In the example documentation above, it is obvious part of the time was spent in the E&M activities included in the list. However, some was spent in the performance of the ultrasound and biopsy. These services are in addition to the activities of the E&M, not part of the E&M time (can you say double-dipping?). The physician amended her time statement for the visit to read “The total time of today’s visit is 90 minutes. 70 minutes were spent evaluating the patient, reviewing prior labs and diagnostic imaging, and counseling the patient on the treatment plan. 20 minutes were spent in separately reportable services.”
When time is used to determine the level of E&M for 99202-99215, the time does not have to be continuous, non-face-to-face time can be included, and the visit itself no longer has to be dominated by counseling and coordination of care. However, for all other sets of E&M codes (i.e., inpatient, observation, home, etc.) these new guidelines do not apply. Refer to CPT for instructions about using time in these other settings.
Quite a few questions have been raised about whether start and stop times are required to support the use of time for 99202-99215. If you closely read all the new guidelines in CPT about time, and even if you cull thru the AMA E/M Office Visit Compendium 2021, you will not see reference to start and stop times. Both the guidelines and the Compendium only mention total time.
The AMA/CPT has been mentioned a lot in this article. Why? Because AMA creates and maintains the CPT codes and their descriptors. The definitions and guidelines about how time relates to an E&M visit are the responsibility of the AMA. They do NOT create reimbursement policies. That is up to each of the insurance carriers, so to answer this question we will have to refer to each of the carrier policies to determine if start and stop times will be required. It is quite possible we will find some carriers want start and stop times along with a description of the work performed, while others may only require total time.
How will we know when to use time vs MDM? I’m sure it doesn’t need to be said but just in case, if time isn’t documented we won’t be using it. Otherwise, the decision to use MDM as opposed to time will be driven by the presenting problems of the patient and the time and complexity of the visit.
Think about it this way: Mr. Trey presents to Dr. Quick for follow-up. Dr. Quick addresses three chronic conditions and manages the prescriptions.

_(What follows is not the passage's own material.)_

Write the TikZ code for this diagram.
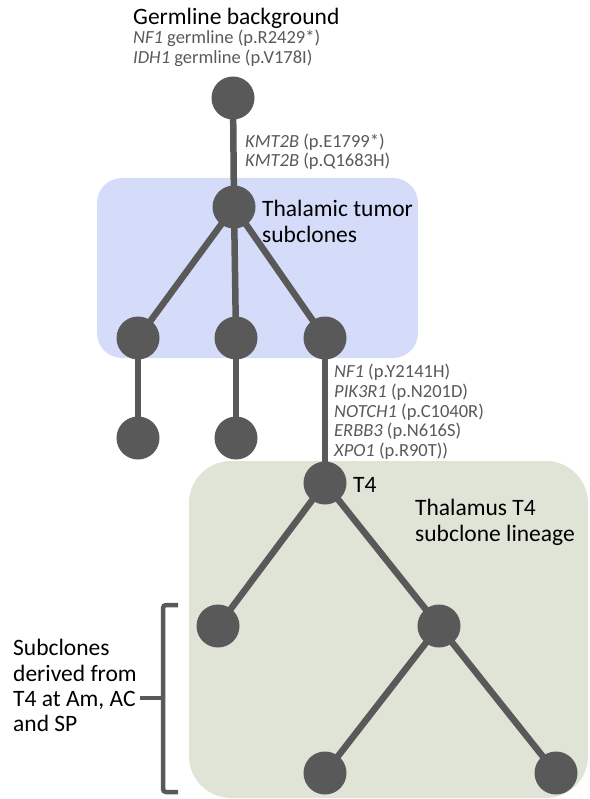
\documentclass[tikz,border=0pt]{standalone}
\usepackage{fontspec}
\setmainfont{Carlito}
\definecolor{dk}{HTML}{595959}
\definecolor{bluebg}{HTML}{D5DCFA}
\definecolor{greenbg}{HTML}{DFE4D6}
\begin{document}
\begin{tikzpicture}[x=1pt,y=-1pt,
  dot/.style={circle,fill=dk,minimum size=43pt,inner sep=0pt},
  link/.style={draw=dk,line width=6.5pt},
  big/.style={anchor=base west,inner sep=0pt,font=\fontsize{23.5}{26}\selectfont,text=black},
  small/.style={anchor=base west,inner sep=0pt,font=\fontsize{18.5}{20}\selectfont,text=dk},
  brace/.style={draw=dk,line width=4.5pt,rounded corners=3pt}]
\useasboundingbox (0,0) rectangle (589,799);
% background panels
\fill[bluebg,rounded corners=25pt] (97,178) rectangle (418,358);
\fill[greenbg,rounded corners=42pt] (189,461) rectangle (588,798);
% tree nodes
\node[dot] (root) at (233,98) {};
\node[dot] (thal) at (234,207) {};
\node[dot] (c1) at (138,338) {};
\node[dot] (c2) at (236,338) {};
\node[dot] (c3) at (325,338) {};
\node[dot] (l1) at (138,438) {};
\node[dot] (l2) at (236,438) {};
\node[dot] (t4) at (325,483) {};
\node[dot] (t4a) at (218,626) {};
\node[dot] (t4b) at (439,626) {};
\node[dot] (t4b1) at (325,773) {};
\node[dot] (t4b2) at (556,773) {};
% connectors
\draw[link] (root.center) -- (thal.center);
\draw[link] (thal.center) -- (c1.center);
\draw[link] (thal.center) -- (c2.center);
\draw[link] (thal.center) -- (c3.center);
\draw[link] (c1.center) -- (l1.center);
\draw[link] (c2.center) -- (l2.center);
\draw[link] (c3.center) -- (t4.center);
\draw[link] (t4.center) -- (t4a.center);
\draw[link] (t4.center) -- (t4b.center);
\draw[link] (t4b.center) -- (t4b1.center);
\draw[link] (t4b.center) -- (t4b2.center);
% texts
\node[big] (g0) at (133,25) {Germline background};
\node[small] (g1) at (133,44) {\textit{NF1} germline (p.R2429*)};
\node[small] (g2) at (133,64) {\textit{IDH1} germline (p.V178I)};
\node[small] (k1) at (245,148) {\textit{KMT2B} (p.E1799*)};
\node[small] (k2) at (245,167) {\textit{KMT2B} (p.Q1683H)};
\node[big] (tt1) at (262,217) {Thalamic tumor};
\node[big] (tt2) at (262,243) {subclones};
\node[small] (m1) at (334,377) {\textit{NF1} (p.Y2141H)};
\node[small] (m2) at (334,397) {\textit{PIK3R1} (p.N201D)};
\node[small] (m3) at (334,417) {\textit{NOTCH1} (p.C1040R)};
\node[small] (m4) at (334,436) {\textit{ERBB3} (p.N616S)};
\node[small] (m5) at (334,456) {\textit{XPO1} (p.R90T))};
\node[big] (t4l) at (353,492) {T4};
\node[big] (tl1) at (415,515) {Thalamus T4};
\node[big] (tl2) at (415,541) {subclone lineage};
\node[big] (s1) at (13,655) {Subclones};
\node[big] (s2) at (13,681) {derived from};
\node[big] (s3) at (13,706) {T4 at Am, AC};
\node[big] (s4) at (13,731) {and SP};
% bracket
\coordinate (bt) at (178,605);
\coordinate (btc) at (163,605);
\coordinate (bbc) at (163,792);
\coordinate (bb) at (178,792);
\coordinate (bm) at (163,698);
\coordinate (bmt) at (140,698);
\draw[brace] (bt) -- (btc) -- (bbc) -- (bb);
\draw[draw=dk,line width=4.5pt] (bmt) -- (bm);
\end{tikzpicture}
\end{document}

He documents 15 minutes for the visit. MDM supports a level four service; time supports only a level two. This visit would be reported using MDM.

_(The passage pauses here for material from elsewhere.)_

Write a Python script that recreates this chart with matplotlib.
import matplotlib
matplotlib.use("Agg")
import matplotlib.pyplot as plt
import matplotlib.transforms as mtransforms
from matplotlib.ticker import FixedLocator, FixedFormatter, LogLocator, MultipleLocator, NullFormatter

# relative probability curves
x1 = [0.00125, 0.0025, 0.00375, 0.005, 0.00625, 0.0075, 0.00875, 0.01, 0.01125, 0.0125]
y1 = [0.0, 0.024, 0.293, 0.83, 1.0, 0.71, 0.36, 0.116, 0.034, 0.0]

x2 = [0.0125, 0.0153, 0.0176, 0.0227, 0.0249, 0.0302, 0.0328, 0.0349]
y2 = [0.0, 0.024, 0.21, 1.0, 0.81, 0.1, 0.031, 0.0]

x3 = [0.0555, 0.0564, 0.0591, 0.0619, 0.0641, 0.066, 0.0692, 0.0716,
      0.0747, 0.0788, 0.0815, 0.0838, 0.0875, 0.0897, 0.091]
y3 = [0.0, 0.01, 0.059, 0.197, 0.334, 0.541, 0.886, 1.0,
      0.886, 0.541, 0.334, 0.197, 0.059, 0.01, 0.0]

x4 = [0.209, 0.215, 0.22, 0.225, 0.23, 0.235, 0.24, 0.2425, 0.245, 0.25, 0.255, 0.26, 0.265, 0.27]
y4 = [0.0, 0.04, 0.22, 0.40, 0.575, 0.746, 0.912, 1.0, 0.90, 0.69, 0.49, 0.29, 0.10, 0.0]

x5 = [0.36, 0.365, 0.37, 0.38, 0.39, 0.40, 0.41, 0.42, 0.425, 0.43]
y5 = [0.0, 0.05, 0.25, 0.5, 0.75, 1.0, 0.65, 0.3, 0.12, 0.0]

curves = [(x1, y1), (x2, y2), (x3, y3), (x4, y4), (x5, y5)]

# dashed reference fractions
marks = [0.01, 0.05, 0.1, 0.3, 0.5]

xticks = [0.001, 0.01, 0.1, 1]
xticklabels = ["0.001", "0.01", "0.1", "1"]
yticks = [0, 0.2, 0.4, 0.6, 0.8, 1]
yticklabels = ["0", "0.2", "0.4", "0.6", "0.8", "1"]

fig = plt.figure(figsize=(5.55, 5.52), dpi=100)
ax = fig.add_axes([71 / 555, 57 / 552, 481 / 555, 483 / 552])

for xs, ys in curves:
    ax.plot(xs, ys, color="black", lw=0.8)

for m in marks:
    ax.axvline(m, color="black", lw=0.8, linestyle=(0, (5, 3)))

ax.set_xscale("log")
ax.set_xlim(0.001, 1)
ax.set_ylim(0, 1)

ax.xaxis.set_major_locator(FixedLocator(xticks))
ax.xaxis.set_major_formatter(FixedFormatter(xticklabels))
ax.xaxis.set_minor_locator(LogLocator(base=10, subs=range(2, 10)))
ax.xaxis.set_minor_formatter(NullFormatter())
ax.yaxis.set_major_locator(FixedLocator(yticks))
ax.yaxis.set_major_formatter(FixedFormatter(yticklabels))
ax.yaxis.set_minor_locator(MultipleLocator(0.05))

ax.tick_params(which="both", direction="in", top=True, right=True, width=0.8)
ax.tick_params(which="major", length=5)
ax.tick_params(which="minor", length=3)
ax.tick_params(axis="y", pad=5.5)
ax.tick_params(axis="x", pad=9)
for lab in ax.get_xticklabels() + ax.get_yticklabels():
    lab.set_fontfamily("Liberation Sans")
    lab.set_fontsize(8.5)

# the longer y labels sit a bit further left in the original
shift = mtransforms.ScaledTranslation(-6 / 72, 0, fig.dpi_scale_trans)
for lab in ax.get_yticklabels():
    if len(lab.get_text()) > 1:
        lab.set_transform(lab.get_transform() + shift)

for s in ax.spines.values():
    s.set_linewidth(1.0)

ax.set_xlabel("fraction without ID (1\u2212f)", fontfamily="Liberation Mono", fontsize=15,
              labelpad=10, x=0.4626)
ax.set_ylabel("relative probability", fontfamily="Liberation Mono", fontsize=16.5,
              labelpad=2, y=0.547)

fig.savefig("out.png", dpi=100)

Later that day, Ms. Worried Well comes in to discuss some information she got from Dr. Internet. She has no clearly defined complaint but thinks she may have a deadly disease based on her extensive research. Dr. Quick documents 45 minutes was spent discussing the research and reassuring Ms. Well that she quite healthy and encouraging her to avoid Dr. Internet in the future. The MDM supports a level two; the time spent supports level four. We would report the level based on time in this example.
What do you do if the time documented does not reach 15 minutes for a new patient visit or 10 minutes for an established visit? You must use MDM because you haven’t met the minimum threshold needed to support a code using time.
Using the 2021 guidelines for 99202-99215, we addressed whose time counts, what activities are included in time, start and stop time vs. total time, and when to use time vs. MDM. It has been six weeks since the New Year rang in the biggest changes to E&M since the 1995 and 1997 guidelines were released. Considering there are still differing interpretations about the older guidelines, it is reasonable to believe there will be differences in interpretation of the 2021 guidelines. These differences are part of what makes having an up-to-date, living, breathing compliance plan imperative. Having written policies about things like requiring start and stop times will make sure the compliance team, coders, auditors, and providers are all on the same page.